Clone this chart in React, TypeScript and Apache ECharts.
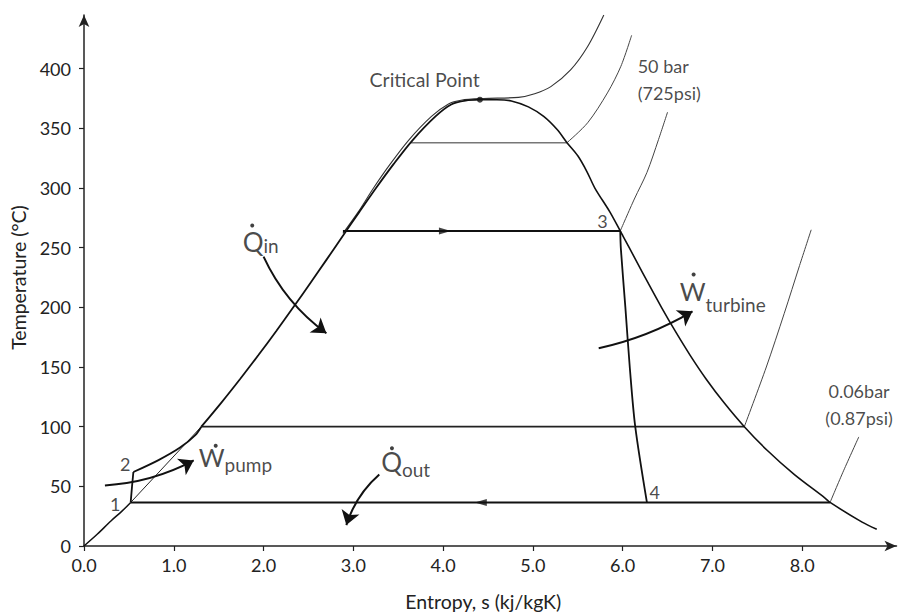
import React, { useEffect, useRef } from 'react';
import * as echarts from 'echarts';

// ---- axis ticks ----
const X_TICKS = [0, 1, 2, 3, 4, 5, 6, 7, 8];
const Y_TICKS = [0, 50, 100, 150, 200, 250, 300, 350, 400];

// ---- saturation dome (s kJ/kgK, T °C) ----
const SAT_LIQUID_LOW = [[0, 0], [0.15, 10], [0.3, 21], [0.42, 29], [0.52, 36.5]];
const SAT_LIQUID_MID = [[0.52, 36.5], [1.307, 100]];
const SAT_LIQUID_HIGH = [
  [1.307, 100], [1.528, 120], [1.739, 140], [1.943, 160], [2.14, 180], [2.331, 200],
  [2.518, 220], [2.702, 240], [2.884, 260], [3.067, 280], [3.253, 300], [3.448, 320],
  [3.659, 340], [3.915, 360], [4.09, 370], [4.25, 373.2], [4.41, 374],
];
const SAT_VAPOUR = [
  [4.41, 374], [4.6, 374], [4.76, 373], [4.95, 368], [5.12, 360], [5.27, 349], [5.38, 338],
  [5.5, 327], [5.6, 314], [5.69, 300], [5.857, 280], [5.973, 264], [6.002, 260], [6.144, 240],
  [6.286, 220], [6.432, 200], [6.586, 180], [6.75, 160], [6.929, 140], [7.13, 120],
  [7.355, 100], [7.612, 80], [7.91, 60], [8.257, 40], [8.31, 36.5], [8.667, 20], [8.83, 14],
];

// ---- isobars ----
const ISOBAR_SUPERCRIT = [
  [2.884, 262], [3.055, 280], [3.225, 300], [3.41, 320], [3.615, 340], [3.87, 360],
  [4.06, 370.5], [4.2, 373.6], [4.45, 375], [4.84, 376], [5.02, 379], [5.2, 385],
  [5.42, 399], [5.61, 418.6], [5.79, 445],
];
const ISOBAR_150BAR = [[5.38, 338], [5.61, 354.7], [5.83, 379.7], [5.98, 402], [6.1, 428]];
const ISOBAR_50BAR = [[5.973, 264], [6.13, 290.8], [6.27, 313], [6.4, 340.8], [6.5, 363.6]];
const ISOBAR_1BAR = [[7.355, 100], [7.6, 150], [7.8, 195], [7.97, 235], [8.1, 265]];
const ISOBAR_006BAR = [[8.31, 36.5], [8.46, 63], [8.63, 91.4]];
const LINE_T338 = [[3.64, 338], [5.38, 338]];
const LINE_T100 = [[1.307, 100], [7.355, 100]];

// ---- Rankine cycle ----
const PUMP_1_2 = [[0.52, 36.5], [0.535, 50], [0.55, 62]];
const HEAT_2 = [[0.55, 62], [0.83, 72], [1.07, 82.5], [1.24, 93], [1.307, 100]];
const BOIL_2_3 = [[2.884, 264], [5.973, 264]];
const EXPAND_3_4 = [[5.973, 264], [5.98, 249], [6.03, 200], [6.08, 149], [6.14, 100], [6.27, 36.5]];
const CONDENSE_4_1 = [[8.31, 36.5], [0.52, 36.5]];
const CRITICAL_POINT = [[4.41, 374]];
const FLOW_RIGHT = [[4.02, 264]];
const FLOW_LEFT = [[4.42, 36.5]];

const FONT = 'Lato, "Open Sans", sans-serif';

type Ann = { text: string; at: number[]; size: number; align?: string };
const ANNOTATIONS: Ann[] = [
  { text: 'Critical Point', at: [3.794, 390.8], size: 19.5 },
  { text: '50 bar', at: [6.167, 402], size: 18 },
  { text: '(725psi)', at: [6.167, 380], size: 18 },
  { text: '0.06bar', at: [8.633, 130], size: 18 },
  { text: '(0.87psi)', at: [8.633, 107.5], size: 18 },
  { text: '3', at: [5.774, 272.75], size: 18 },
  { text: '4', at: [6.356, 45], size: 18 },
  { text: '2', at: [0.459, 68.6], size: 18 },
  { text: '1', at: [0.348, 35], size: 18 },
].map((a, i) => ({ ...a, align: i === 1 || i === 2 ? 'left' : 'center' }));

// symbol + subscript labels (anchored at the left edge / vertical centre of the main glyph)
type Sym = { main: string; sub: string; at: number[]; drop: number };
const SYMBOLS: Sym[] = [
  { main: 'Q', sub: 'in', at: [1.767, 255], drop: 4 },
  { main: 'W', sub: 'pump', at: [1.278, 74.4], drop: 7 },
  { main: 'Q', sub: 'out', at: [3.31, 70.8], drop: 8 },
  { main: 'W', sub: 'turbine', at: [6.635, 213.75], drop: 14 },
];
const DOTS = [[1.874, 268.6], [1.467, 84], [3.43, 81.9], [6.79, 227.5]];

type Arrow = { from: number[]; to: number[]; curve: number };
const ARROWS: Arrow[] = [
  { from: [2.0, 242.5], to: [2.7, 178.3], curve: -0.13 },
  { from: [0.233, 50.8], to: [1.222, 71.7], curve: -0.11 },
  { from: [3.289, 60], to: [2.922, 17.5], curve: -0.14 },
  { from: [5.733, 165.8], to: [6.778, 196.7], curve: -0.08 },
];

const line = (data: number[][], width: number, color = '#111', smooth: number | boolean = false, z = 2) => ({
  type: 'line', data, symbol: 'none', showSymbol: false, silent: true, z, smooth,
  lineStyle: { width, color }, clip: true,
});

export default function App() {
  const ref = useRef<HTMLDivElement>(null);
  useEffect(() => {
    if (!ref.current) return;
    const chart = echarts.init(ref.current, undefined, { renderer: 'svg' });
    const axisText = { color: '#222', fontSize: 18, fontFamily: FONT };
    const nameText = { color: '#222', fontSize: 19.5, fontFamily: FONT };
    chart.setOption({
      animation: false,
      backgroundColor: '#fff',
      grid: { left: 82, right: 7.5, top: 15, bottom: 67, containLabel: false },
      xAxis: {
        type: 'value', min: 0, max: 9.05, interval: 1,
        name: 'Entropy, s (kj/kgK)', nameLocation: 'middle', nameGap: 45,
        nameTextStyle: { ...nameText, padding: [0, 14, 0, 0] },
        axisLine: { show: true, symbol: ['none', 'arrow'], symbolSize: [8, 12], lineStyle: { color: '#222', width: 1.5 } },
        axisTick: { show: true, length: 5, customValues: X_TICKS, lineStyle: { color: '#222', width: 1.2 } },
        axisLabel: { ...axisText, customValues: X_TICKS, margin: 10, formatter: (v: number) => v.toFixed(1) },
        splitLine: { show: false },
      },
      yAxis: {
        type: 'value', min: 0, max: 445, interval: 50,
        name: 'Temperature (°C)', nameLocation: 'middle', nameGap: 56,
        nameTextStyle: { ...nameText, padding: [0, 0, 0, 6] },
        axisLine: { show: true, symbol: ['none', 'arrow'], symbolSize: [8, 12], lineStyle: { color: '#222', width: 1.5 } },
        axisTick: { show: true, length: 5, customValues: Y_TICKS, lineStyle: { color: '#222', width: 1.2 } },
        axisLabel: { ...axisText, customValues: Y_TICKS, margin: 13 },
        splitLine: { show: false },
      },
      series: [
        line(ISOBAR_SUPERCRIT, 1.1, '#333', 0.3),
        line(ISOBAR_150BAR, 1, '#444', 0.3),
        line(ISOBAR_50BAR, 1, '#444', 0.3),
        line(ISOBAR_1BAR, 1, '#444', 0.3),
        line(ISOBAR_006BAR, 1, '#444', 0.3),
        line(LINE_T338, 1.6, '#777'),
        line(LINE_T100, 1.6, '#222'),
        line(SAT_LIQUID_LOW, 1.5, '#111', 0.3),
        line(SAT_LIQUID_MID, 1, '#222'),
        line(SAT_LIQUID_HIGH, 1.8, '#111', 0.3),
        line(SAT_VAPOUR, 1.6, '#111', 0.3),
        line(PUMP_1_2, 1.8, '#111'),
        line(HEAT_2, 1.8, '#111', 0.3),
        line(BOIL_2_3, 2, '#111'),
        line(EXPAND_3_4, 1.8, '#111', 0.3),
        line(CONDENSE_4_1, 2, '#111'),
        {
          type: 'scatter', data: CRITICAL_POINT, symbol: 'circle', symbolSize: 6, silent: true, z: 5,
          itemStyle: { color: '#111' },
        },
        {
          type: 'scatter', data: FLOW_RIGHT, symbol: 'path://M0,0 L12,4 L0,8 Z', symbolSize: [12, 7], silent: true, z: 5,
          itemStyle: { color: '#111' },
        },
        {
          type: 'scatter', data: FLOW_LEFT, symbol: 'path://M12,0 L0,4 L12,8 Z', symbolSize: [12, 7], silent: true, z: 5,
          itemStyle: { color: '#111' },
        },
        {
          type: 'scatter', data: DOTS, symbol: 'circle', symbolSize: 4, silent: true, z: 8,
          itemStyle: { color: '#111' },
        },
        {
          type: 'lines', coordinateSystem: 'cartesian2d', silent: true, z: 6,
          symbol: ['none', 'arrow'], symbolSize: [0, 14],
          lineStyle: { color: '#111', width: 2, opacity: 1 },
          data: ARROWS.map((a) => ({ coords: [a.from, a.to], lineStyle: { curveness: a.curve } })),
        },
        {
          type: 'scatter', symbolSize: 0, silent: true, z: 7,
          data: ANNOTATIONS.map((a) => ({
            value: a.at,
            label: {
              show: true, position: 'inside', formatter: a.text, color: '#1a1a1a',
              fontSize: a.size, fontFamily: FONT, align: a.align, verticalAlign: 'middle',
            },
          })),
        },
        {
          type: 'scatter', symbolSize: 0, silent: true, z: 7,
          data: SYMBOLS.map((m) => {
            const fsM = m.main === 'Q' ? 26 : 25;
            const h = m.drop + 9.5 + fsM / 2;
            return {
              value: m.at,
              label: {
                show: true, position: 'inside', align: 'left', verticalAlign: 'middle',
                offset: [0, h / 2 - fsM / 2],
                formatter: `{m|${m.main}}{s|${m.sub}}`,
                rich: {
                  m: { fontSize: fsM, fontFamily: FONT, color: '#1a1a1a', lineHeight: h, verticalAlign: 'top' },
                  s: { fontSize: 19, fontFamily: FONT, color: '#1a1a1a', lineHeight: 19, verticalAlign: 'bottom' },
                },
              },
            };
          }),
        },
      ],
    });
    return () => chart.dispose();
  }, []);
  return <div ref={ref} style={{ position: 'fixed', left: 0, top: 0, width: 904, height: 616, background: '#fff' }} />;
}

--------------------

▶ **DIRECTIONS FOR THIS TASK**: Your task is to reproduce exactly the lines from the start of the data above through the line containing "300, 350, 400];", leaving every picture out.

▶ **EXPECTED ANSWER**:
Clone this chart in React, TypeScript and Apache ECharts.
import React, { useEffect, useRef } from 'react';
import * as echarts from 'echarts';

// ---- axis ticks ----
const X_TICKS = [0, 1, 2, 3, 4, 5, 6, 7, 8];
const Y_TICKS = [0, 50, 100, 150, 200, 250, 300, 350, 400];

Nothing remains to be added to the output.